In April 2009, Isaac filed a post-conviction motion for a new trial pursuant to Federal Rule of Criminal Procedure 33. Isaac argued that the Government failed to disclose four pieces of material evidence in violation of his due process rights under Brady v. Maryland. 5 Most relevant is a set of undisclosed phone records (“Set 2”), which indicate that none of the 165 incoming calls made to 717-203-3409 from October 14-18, 2004, were answered. The District Court found that the Government improperly suppressed the Set 2 phone records but ultimately denied Isaac’s motion for a new trial because such evidence was immaterial to Isaac’s convictions. We agree.
II.
Under Brady v. Maryland, the Government must provide the defense with all *162 exculpatory evidence and impeachment material that it possesses or could obtain through due diligence. 6 To establish a due process violation meriting a new trial under Brady, a defendant must prove that: “(1) evidence was suppressed; (2) the suppressed evidence was favorable to the defense; and (3) the suppressed evidence was material either to guilt or to punishment.” 7 Evidence is material when “there is a reasonable probability that, had the evidence been disclosed to the defense, the result of the proceeding would have been different.” 8 A reasonable probability is “a probability sufficient to undermine confidence in the outcome.” 9 Materiality, however, is not determined by a sufficiency of the evidence test, such that a defendant is not required to show “that disclosure ... would have resulted ... in the defendant’s acquittal.” 10 Ultimately, we consider the cumulative effect of all undisclosed evidence rather than evaluating each piece individually. 11
■ On appeal, Isaac’s main argument is that the District Court erred in holding that the Set 2 records failed to satisfy the third prong of Brady. The Government concedes that the Set 2 records were improperly suppressed and favorable to Isaac because the evidence could have been used to impeach Colon. Therefore, the first two prongs of Brady are satisfied. With respect to the third prong, Isaac maintains that the records were material to the outcome of his trial, particularly with respect to his Count 5 conviction for distribution of crack. 12 According to Isaac, his Count 5 conviction was solely supported by Colon’s testimony that she used Isaac’s cellphone to sell 20 grams of crack while he was in South Carolina. Because the Set 2 records suggest that Colon did not use Isaac’s cellphone during his trip, Isaac contends that the undisclosed records contradict Colon’s testimony and infect the entire trial.

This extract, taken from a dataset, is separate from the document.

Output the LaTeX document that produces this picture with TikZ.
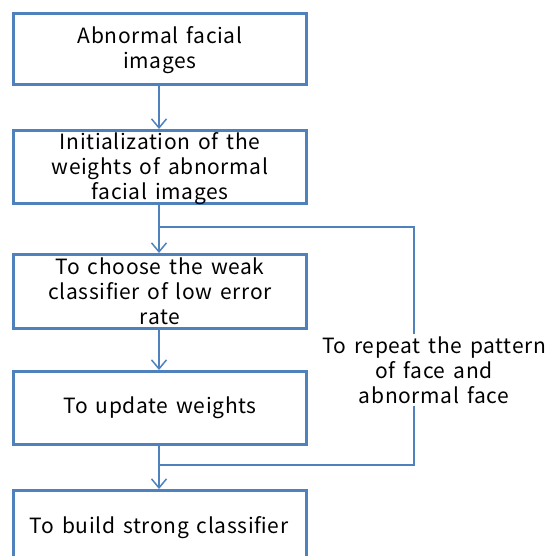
\documentclass[tikz,border=0pt]{standalone}
\usepackage{fontspec}
\setmainfont{Noto Sans CJK KR}[LetterSpace=3,WordSpace=1.5]
\usetikzlibrary{arrows.meta,calc}
\definecolor{boxblue}{HTML}{4F81BD}
\tikzset{
  box/.style={draw=boxblue,line width=3pt,minimum width=293pt,inner sep=0pt,anchor=north west},
  txt/.style={align=center,font=\fontsize{21}{25}\selectfont,inner sep=0pt},
  conn/.style={draw=boxblue,line width=1.5pt},
  arr/.style={conn,-{Straight Barb[length=9pt,width=15pt,line width=1.5pt]}}
}
\begin{document}
\begin{tikzpicture}[x=1pt,y=-1pt]
\useasboundingbox (0,0) rectangle (546,556);
\clip (0,0) rectangle (546,556);
\node[box,minimum height=71pt] (b1) at (12,12) {};
\node[box,minimum height=73pt] (b2) at (12,129) {};
\node[box,minimum height=74pt] (b3) at (12,253) {};
\node[box,minimum height=73pt] (b4) at (12,370) {};
\node[box,minimum height=80pt] (b5) at (12,489) {};
\node[txt] (t1) at ($(b1.center)+(0,1)$) {Abnormal facial\\images};
\node[txt] (t2) at ($(b2.center)+(0,2)$) {Initialization of the\\weights of abnormal\\facial images};
\node[txt] (t3) at ($(b3.center)+(0,0)$) {To choose the weak\\classifier of low error\\rate};
\node[txt] (t4) at (b4.center) {To update weights};
\node[txt] (t5) at (159,528) {To build strong classifier};
\node[txt,fill=white,inner sep=2pt] (rep) at (434,370) {To repeat the pattern\\of face and\\abnormal face};
\coordinate (j1) at (159,227);
\coordinate (j1r) at (414,227);
\coordinate (j2) at (159,465);
\coordinate (j2r) at (414,465);
\draw[arr] (b1.south -| j1) -- (b2.north -| j1);
\draw[arr] (b2.south -| j1) -- (b3.north -| j1);
\draw[arr] (b3.south -| j1) -- (b4.north -| j1);
\draw[arr] (b4.south -| j1) -- (b5.north -| j1);
\draw[conn] (j1) -- (j1r) -- (j1r |- rep.north);
\draw[conn] (j1r |- rep.south) -- (j2r) -- (j2);
\end{tikzpicture}
\end{document}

Isaac’s argument ignores the corroborative value of Shanika Wilson’s testimony. Wilson testified that she and Colon sold ten, twenty, and fifty dollar packages of crack while Isaac and Hynson were in South Carolina, and recalled having five or six customers per day during this time. Isaac questions Wilson’s credibility because she did not know certain details about the sales, including who supplied *163 Colon with the drugs and whether Isaac’s cellphone was used in the process. Nevertheless, Wilson’s testimony never contradicted Colon’s story and corroborates Colon’s account of selling drugs for Isaac between October 14 and October 18, 2004. 13 Due to the corroborative value of Wilson’s testimony, we find it unlikely that the Set 2 records would have affected the outcome of Isaac’s Count 5 conviction.
Isaac briefly argues the Set 2 records would have undermined the confidence in his other convictions as well, namely his conviction for participating in a criminal enterprise. Although many witnesses testified against Isaac, he argues that Colon’s testimony was crucial because she had the most firsthand knowledge of his activities.